You’d be hard-pressed to visit Japan without seeing Rola’s face. You see her striking features everywhere — in countless advertisements for everything from makeup to health drinks, as a fashion model, on TV shows, and now as an actress and opera singer.
In 2014, she had more commercial contracts than any other celebrity in Japan. Today, she has one of the largest social media followings of any Japanese celebrity, reports Japan Today.
Rola owes her striking looks to her father, who is Bangladeshi, and her mother, who is three-quarters Japanese and one-quarter Russian. Born in Sayama in Saitama prefecture, she moved to Bangladesh when she was one and spent the first seven years of her life speaking Bengali.
Rola described her time in Bangladesh in a recent interview with Tokyo Journal. “I was like a monkey — not human. I ate mangos a lot and I had to catch fish with a fishing pole I made myself. I grew up like a man in the jungle… My clothes were dirty. That was natural for me. I don’t think normal Japanese people have that kind of experience.”
Rola’s life in the Bangladeshi countryside came to an abrupt end when her father married a Chinese woman and the family moved back to Japan. “When I moved to Japan, my house was in a really poor area and six people from my family lived together there.”
Rola started learning to speak, read and write Japanese in Tokyo. “I am really grateful to my stepmom because I went to Japanese school, but I couldn’t read or speak any Japanese.” Her stepmother had been a mathematics teacher and ballet dancer when she was in China, and she taught Rola how to do multiplication and division. “She was very strict,” she says.
When Rola was 13, her family moved back to Bangladesh for a year, but they moved back to Japan again when she was 14. Her modeling career began at the age of 16, when she was scouted as a high school student on the streets of Shibuya. She started modeling and made her first appearance as a TV tarento five years later. Since then, she has become a fixture of Japanese TV and advertising.
She has also published books on fashion and cooking. She was raised as a Muslim, but says, “I’m not a good Muslim because I eat pork… I tried to be a good Muslim in Japan, but they eat a lot of pork, so my father allowed my brother and I to eat it.”
Although Rola admits that her English is far from perfect, this hasn’t deterred her from writing a book for learners of English, "Speak English with Me." “It’s very easy,” she says. “I’m not perfect speaking English, but I really like to speak English with people.”
Rola isn’t satisfied with working only in Japan. Speaking English is an essential part of the transition she wants to make from being a Japanese tarento to a global media star. “Entertainment is global, and I want to do as much as I can,” she says.

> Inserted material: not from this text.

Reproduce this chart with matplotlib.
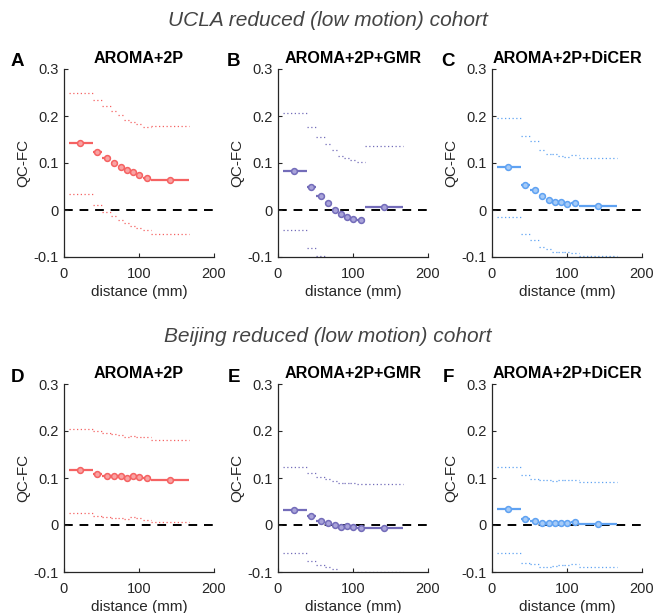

Rola recently bought a home in Los Angeles and is focused on adding her creativity to new areas of entertainment while working on her non-profit educational foundation.
She says she appreciates the vibe on the streets of LA. “In Japan, I can’t walk on the street. It’s not easy to go to the supermarket… I feel like I can really relax when I’m in LA and I can go anywhere.”
In 2017 she made her first appearance in a Hollywood feature film as the female soldier Cobalt in "Resident Evil: The Final Chapter." “She’s a fighter, she’s tough and very strong. She fights alongside her boyfriend. I really like strong men and strong women. I really wanted to kill a lot of zombies,” she says with a laugh.
Looking ahead, Rola says she wants to balance her career as a tarento in Japan with her new life as a Hollywood actor, writer and singer. “I like to speak my opinion and here [in LA] I can speak more strongly than in Japan. I feel freer in the United States. I like Instagram and showing people in Japan other kinds of fashion — not only kawaii (cute) fashion, to help change people’s thinking in Japan.”
Of her plans for the future, she says, “These days I really want to produce my own thing. It’s important to have a strong heart; I like challenging new things. I never stop. Entertainment is everywhere.”